Mainstream Bollywood has long addressed Indo-Pak relations with intelligence, and an understanding of the heartbeat under the aggression. Kabir Khan's Kabul Express, Ek Tha Tiger and Bajrangi Bhaijaan have sung paeans to the deep-rooted friendship among people across the subcontinent. Meghna Gulzar's Raazi blurred the lines between friend and enemy, and respected the patriotism of both nations. Most of these films have been popular, reflecting what people really think. Mulk and Manto could not be more different, yet both question communalism and fundamentalist patriotism.
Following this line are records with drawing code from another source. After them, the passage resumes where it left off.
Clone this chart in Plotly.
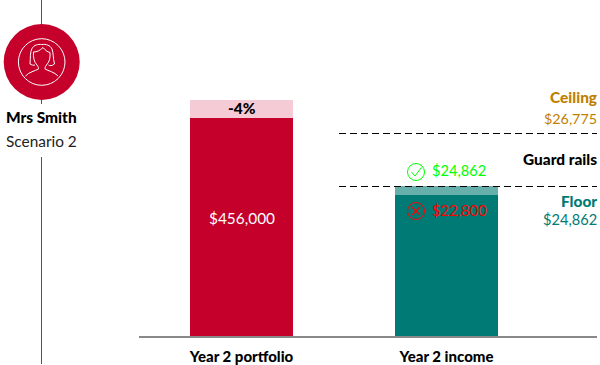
import plotly.graph_objects as go

categories = ["Year 2 portfolio", "Year 2 income"]
portfolio_value = 456000
portfolio_reduction = 37600
income_value = 22800
income_gap = 1460
ceiling_mark = 32790
floor_mark = 24223
portfolio_label = "$456,000"
reduction_label = "-4%"
ceiling_amount = "$26,775"
floor_amount = "$24,862"
pass_amount = "$24,862"
fail_amount = "$22,800"
person = "Mrs Smith"
scenario = "Scenario 2"

W, H = 600, 365
RED, PINK = "#C4002B", "#F5CCD5"
TEAL, PALE = "#007A74", "#66AFAB"
GOLD = "#BF8000"
FONT = "Lato"
BOLD = "Lato Black, Lato"
BASE = 336.3


def X(p):
    return p / W


def Y(p):
    return 1 - p / H


def path(*runs):
    return " ".join("M " + " L ".join(f"{X(a):.5f},{Y(b):.5f}" for a, b in r) for r in runs)


def curve(start, *segs):
    s = f"M {X(start[0]):.5f},{Y(start[1]):.5f}"
    for (a, b), (c, d), (e, f) in segs:
        s += f" C {X(a):.5f},{Y(b):.5f} {X(c):.5f},{Y(d):.5f} {X(e):.5f},{Y(f):.5f}"
    return s


def circle(cx, cy, r, **kw):
    return dict(type="circle", xref="paper", yref="paper", x0=X(cx - r), x1=X(cx + r),
                y0=Y(cy + r), y1=Y(cy - r), **kw)


def line(p, color, width=1):
    return dict(type="path", xref="paper", yref="paper", path=p, line=dict(color=color, width=width))


fig = go.Figure()
fig.add_bar(x=[categories[0]], y=[portfolio_value], marker=dict(color=RED, line_width=0), width=0.502, yaxis="y", offsetgroup=0)
fig.add_bar(x=[categories[0]], y=[portfolio_reduction], base=[portfolio_value], marker=dict(color=PINK, line_width=0), width=0.502, yaxis="y", offsetgroup=0)
fig.add_bar(x=[categories[1]], y=[income_value], marker=dict(color=TEAL, line_width=0), width=0.502, yaxis="y2", offsetgroup=0)
fig.add_bar(x=[categories[1]], y=[income_gap], base=[income_value], marker=dict(color=PALE, line_width=0), width=0.502, yaxis="y2", offsetgroup=0)

DASH = dict(color="black", width=1, dash="7px,4px")
shapes = [
    dict(type="line", xref="paper", yref="paper", x0=X(41.5), x1=X(41.5), y0=Y(0), y1=Y(104), line=dict(color="#555555", width=1)),
    dict(type="line", xref="paper", yref="paper", x0=X(41.5), x1=X(41.5), y0=Y(157), y1=Y(364), line=dict(color="#555555", width=1)),
    circle(41.7, 62, 38, fillcolor=RED, line_width=0),
    circle(41.7, 62, 23.3, line=dict(color="white", width=1)),
    dict(type="line", xref="paper", yref="y2", x0=X(339), x1=X(597), y0=ceiling_mark, y1=ceiling_mark, line=DASH),
    dict(type="line", xref="paper", yref="y2", x0=X(339), x1=X(597), y0=floor_mark, y1=floor_mark, line=DASH),
    # person icon
    line(curve((30, 64), ((30.5, 58), (30, 52), (32, 48.5)), ((34, 45), (38, 44), (41.7, 44.5)),
               ((46, 44), (50, 45), (52, 49)), ((53.5, 53), (53, 58), (54.5, 64)),
               ((52, 66), (50, 66), (48.5, 65))), "white"),
    line(curve((35, 65), ((33.5, 65.5), (31.5, 65), (30, 64))), "white"),
    line(curve((33.5, 52), ((37, 52), (40, 50.5), (43, 47.5)), ((45, 50), (47.5, 52), (50, 52.5))), "white"),
    line(curve((33.5, 52), ((33, 57), (34, 62), (37, 65)), ((38.5, 67), (38.5, 68), (38.5, 69)),
               ((35, 71), (29, 72), (25.5, 76))), "white"),
    line(curve((50, 52.5), ((50.5, 57), (49.5, 62), (46.5, 65)), ((45, 67), (45, 68), (45, 69)),
               ((48.5, 71), (54.5, 72), (58, 76))), "white"),
    # pass and fail icons
    circle(416, 172, 8.5, line=dict(color="#00FF00", width=1)),
    line(path([(411.5, 172), (415, 176), (421.5, 167.5)]), "#00FF00"),
    circle(416, 211, 8.5, line=dict(color="#FF0000", width=1)),
    line(path([(412, 207), (420, 215)]), "#FF0000", 1.2),
    line(path([(420, 207), (412, 215)]), "#FF0000", 1.2),
]


def note(text, x, y, color="black", size=15.4, font=FONT, anchor="right"):
    return dict(text=text, xref="paper", yref="paper", x=X(x), y=Y(y - 0.5), xanchor=anchor, yanchor="middle",
                showarrow=False, font=dict(family=font, size=size, color=color), borderpad=0, borderwidth=0)


annotations = [
    note(person, 6, 118, font=BOLD, anchor="left"),
    note(scenario, 6, 141, color="#222222", anchor="left"),
    note(reduction_label, 241.5, 108, font=BOLD, anchor="center"),
    note(portfolio_label, 241.5, 218, color="white", anchor="center"),
    note("Ceiling", 597, 98, color=GOLD, font=BOLD),
    note(ceiling_amount, 597, 119, color=GOLD, size=14.3),
    note("Guard rails", 597, 160, font=BOLD),
    note("Floor", 597, 201, color=TEAL, font=BOLD),
    note(floor_amount, 597, 220, color=TEAL, size=14.6),
    note(pass_amount, 432, 171, color="#00FF00", anchor="left", size=14.6),
    note(fail_amount, 432, 210, color="#FF0000", anchor="left", size=14.8),
]

fig.update_layout(
    width=W, height=H, margin=dict(l=0, r=0, t=0, b=0), showlegend=False,
    paper_bgcolor="white", plot_bgcolor="white", barmode="overlay", bargap=0,
    shapes=shapes, annotations=annotations,
    font=dict(family=FONT, size=15, color="black"),
    xaxis=dict(domain=[X(139), X(597)], range=[-0.5, 1.734], type="category",
               categoryorder="array", categoryarray=categories,
               showgrid=False, zeroline=False, showline=True, linecolor="#888888", linewidth=1.5,
               ticks="", tickfont=dict(family=BOLD, size=15, color="black"), ticklabelstandoff=6),
    yaxis=dict(domain=[Y(BASE), 1], range=[0, BASE * 2091.7], visible=False),
    yaxis2=dict(domain=[Y(BASE), 1], range=[0, BASE * 161.7], visible=False, overlaying="y"),
)

fig.write_html("out.html", config=dict(displayModeBar=False), post_script="document.body.style.margin='0';")
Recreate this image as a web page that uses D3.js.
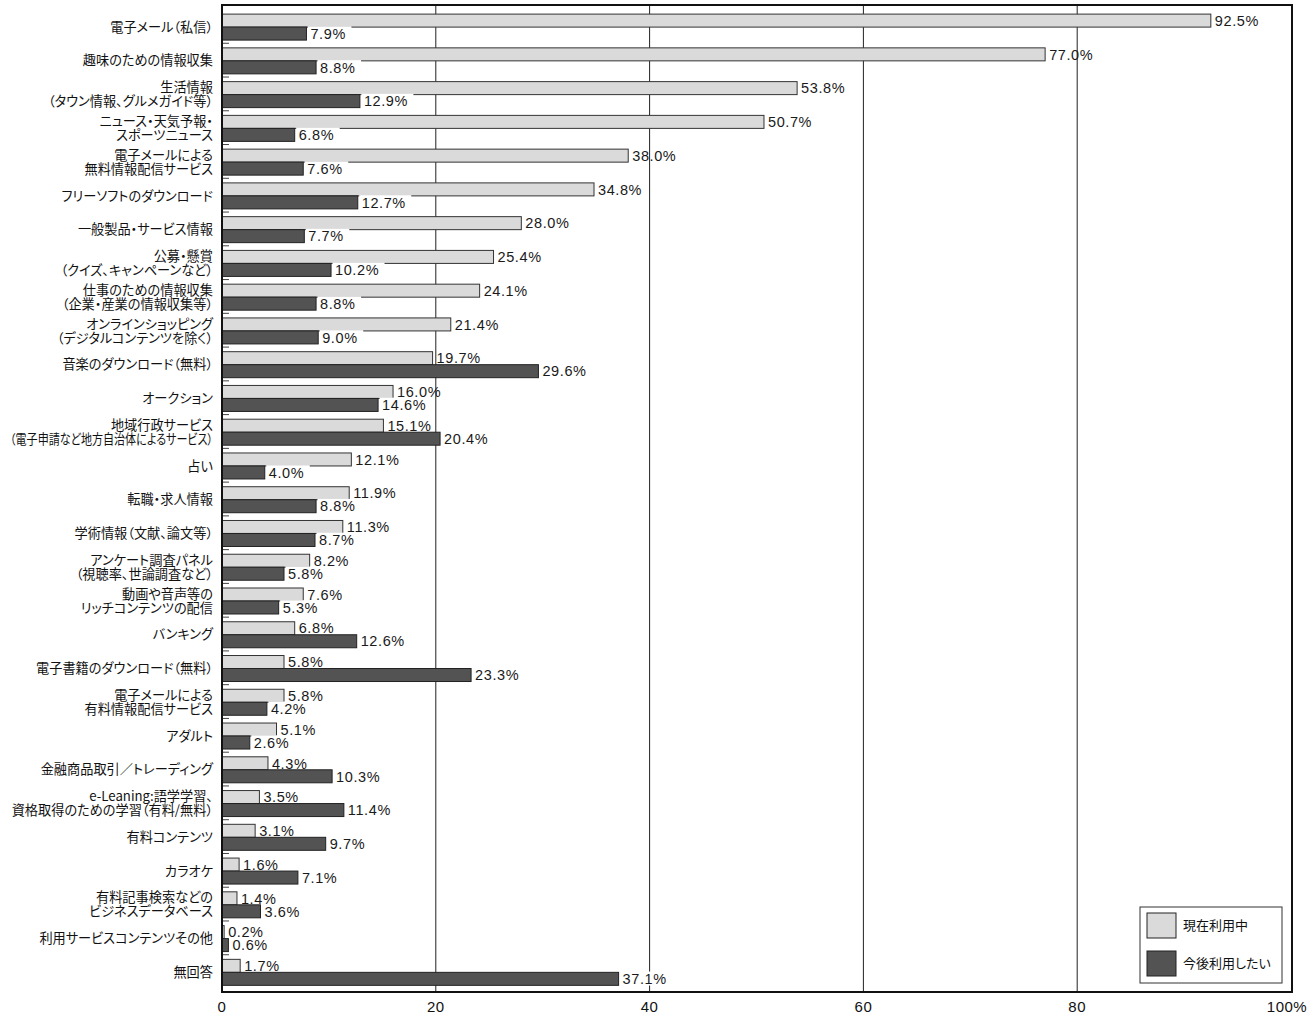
<!doctype html>
<html lang="ja">
<head>
<meta charset="utf-8" />
<title>インターネット利用サービス</title>
<style>
  html, body { margin: 0; padding: 0; background: #fff; }
  svg { display: block; }
  .cat { font: 13.2px "Noto Sans CJK JP", sans-serif; fill: #111; font-feature-settings: "palt"; }
  .val { font: 14.5px "Liberation Sans", Arial, sans-serif; letter-spacing: 0.6px; fill: #1a1a1a; }
  .tick { font: 15px "Liberation Sans", Arial, sans-serif; letter-spacing: 0.5px; fill: #111; }
  .leg { font: 13px "Noto Sans CJK JP", sans-serif; fill: #111; font-feature-settings: "palt"; }
</style>
</head>
<body>
<svg id="chart" width="1314" height="1014"></svg>
<script src="https://cdn.jsdelivr.net/npm/d3@7/dist/d3.min.js"></script>
<script>
// category labels, "\n" = line break in the label
const categories = [
  '電子メール（私信）',
  '趣味のための情報収集',
  '生活情報\n（タウン情報、グルメガイド等）',
  'ニュース・天気予報・\nスポーツニュース',
  '電子メールによる\n無料情報配信サービス',
  'フリーソフトのダウンロード',
  '一般製品・サービス情報',
  '公募・懸賞\n（クイズ、キャンペーンなど）',
  '仕事のための情報収集\n（企業・産業の情報収集等）',
  'オンラインショッピング\n（デジタルコンテンツを除く）',
  '音楽のダウンロード（無料）',
  'オークション',
  '地域行政サービス\n（電子申請など地方自治体によるサービス）',
  '占い',
  '転職・求人情報',
  '学術情報（文献、論文等）',
  'アンケート調査パネル\n（視聴率、世論調査など）',
  '動画や音声等の\nリッチコンテンツの配信',
  'バンキング',
  '電子書籍のダウンロード（無料）',
  '電子メールによる\n有料情報配信サービス',
  'アダルト',
  '金融商品取引／トレーディング',
  'e-Leaning:語学学習、\n資格取得のための学習（有料/無料）',
  '有料コンテンツ',
  'カラオケ',
  '有料記事検索などの\nビジネスデータベース',
  '利用サービスコンテンツその他',
  '無回答'
];

const current = [92.5, 77.0, 53.8, 50.7, 38.0, 34.8, 28.0, 25.4, 24.1, 21.4, 19.7, 16.0, 15.1, 12.1, 11.9,
  11.3, 8.2, 7.6, 6.8, 5.8, 5.8, 5.1, 4.3, 3.5, 3.1, 1.6, 1.4, 0.2, 1.7];
const future = [7.9, 8.8, 12.9, 6.8, 7.6, 12.7, 7.7, 10.2, 8.8, 9.0, 29.6, 14.6, 20.4, 4.0, 8.8,
  8.7, 5.8, 5.3, 12.6, 23.3, 4.2, 2.6, 10.3, 11.4, 9.7, 7.1, 3.6, 0.6, 37.1];

const seriesNames = ['現在利用中', '今後利用したい'];
const tickValues = [0, 20, 40, 60, 80, 100];
const tickLabels = ['0', '20', '40', '60', '80', '100%'];

const LIGHT = '#dadada', DARK = '#535353';
const plot = { left: 222, right: 1292, top: 5, bottom: 992 };
const BAR_H = 13;
const LABEL_X = 213, LABEL_MAX = 203;

const svg = d3.select('#chart');
const x = d3.scaleLinear().domain([0, 100]).range([plot.left, 1291]);
const y = d3.scaleBand().domain(d3.range(categories.length)).range([9.5, 988.5]);
const barTop = i => y(i) + 4.6;

// vertical gridlines
svg.append('g').selectAll('line').data(tickValues.filter(v => v > 0 && v < 100)).join('line')
  .attr('x1', d => x(d)).attr('x2', d => x(d))
  .attr('y1', plot.top).attr('y2', plot.bottom)
  .attr('stroke', '#222').attr('stroke-width', 1);

// small band ticks inside the left axis
svg.append('g').selectAll('line').data(d3.range(categories.length - 1)).join('line')
  .attr('x1', plot.left).attr('x2', plot.left + 7)
  .attr('y1', i => y(i) + y.bandwidth()).attr('y2', i => y(i) + y.bandwidth())
  .attr('stroke', '#444').attr('stroke-width', 1);

// current bars
svg.append('g').selectAll('rect').data(current).join('rect')
  .attr('x', plot.left).attr('y', (d, i) => barTop(i))
  .attr('width', d => x(d) - plot.left).attr('height', BAR_H)
  .attr('fill', LIGHT).attr('stroke', '#333').attr('stroke-width', 1);

svg.append('g').selectAll('text').data(current).join('text')
  .attr('class', 'val')
  .attr('x', d => x(d) + 4).attr('y', (d, i) => barTop(i) + BAR_H / 2)
  .attr('dy', '0.36em')
  .text(d => d.toFixed(1) + '%');

// future bars
svg.append('g').selectAll('rect').data(future).join('rect')
  .attr('x', plot.left).attr('y', (d, i) => barTop(i) + BAR_H)
  .attr('width', d => x(d) - plot.left).attr('height', BAR_H)
  .attr('fill', DARK).attr('stroke', '#222').attr('stroke-width', 1);

const fl = svg.append('g').selectAll('g').data(future).join('g');
fl.append('rect')
  .attr('x', d => x(d) + 1.5).attr('y', (d, i) => barTop(i) + BAR_H - 0.8)
  .attr('width', d => d.toFixed(1).length * 8.5 + 18).attr('height', BAR_H + 1)
  .attr('fill', '#fff');
fl.append('text')
  .attr('class', 'val')
  .attr('x', d => x(d) + 4).attr('y', (d, i) => barTop(i) + BAR_H * 1.5)
  .attr('dy', '0.36em')
  .text(d => d.toFixed(1) + '%');

// category labels: one text per line, squeezed when wider than the margin
const lines = [];
categories.forEach((c, i) => {
  const parts = c.split('\n');
  parts.forEach((p, k) => lines.push({ text: p, i, off: (k - (parts.length - 1) / 2) * 14 }));
});
svg.append('g').selectAll('text').data(lines).join('text')
  .attr('class', 'cat')
  .attr('text-anchor', 'end')
  .attr('x', LABEL_X)
  .attr('y', d => barTop(d.i) + BAR_H + d.off)
  .attr('dy', '0.35em')
  .text(d => d.text)
  .each(function () {
    if (this.getComputedTextLength() > LABEL_MAX) {
      d3.select(this).attr('textLength', LABEL_MAX).attr('lengthAdjust', 'spacingAndGlyphs');
    }
  });

// frame
svg.append('rect')
  .attr('x', plot.left).attr('y', plot.top)
  .attr('width', plot.right - plot.left).attr('height', plot.bottom - plot.top)
  .attr('fill', 'none').attr('stroke', '#111').attr('stroke-width', 2);

// x tick labels
svg.append('g').selectAll('text').data(tickValues).join('text')
  .attr('class', 'tick')
  .attr('text-anchor', 'middle')
  .attr('x', (d, i) => x(d) - (i === tickValues.length - 1 ? 4 : 0))
  .attr('y', 1012)
  .text((d, i) => tickLabels[i]);

// legend
const lg = svg.append('g');
lg.append('rect').attr('x', 1140).attr('y', 907).attr('width', 142).attr('height', 76)
  .attr('fill', '#fff').attr('stroke', '#333').attr('stroke-width', 1);
const li = lg.selectAll('g').data(seriesNames).join('g')
  .attr('transform', (d, i) => `translate(1147,${913 + i * 38})`);
li.append('rect').attr('width', 29).attr('height', 25)
  .attr('fill', (d, i) => i === 0 ? LIGHT : DARK).attr('stroke', '#222').attr('stroke-width', 1);
li.append('text').attr('class', 'leg').attr('x', 36).attr('y', 12.5).attr('dy', '0.35em').text(d => d);
</script>
</body>
</html>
All these films take forward in mainstream cinema what MS Sathyu discussed in his haunting Garm Hava (Scorching Winds, 1974).

Of course, there will always be the macho aggression of real life, Gadar, Border, et al. It was the same aggression between East Germany and West Germany, that subsided to become a united, stronger Germany. Likewise, the European Union has 28 members, many of whom were at war with each other for centuries, but today form a strong, relatively peaceful, united economic bloc.

When the British left, they divided us and destroyed us. Seventy-one years later, our politicians are doing the same. Politicians and arms dealers bait our hotheads and laugh all the way to the bank, while we willingly offer ourselves as "thanda gosht." Why let some goras take credit for destroying us, bhai, when we can do it ourselves? Aa gai, mujhe maar.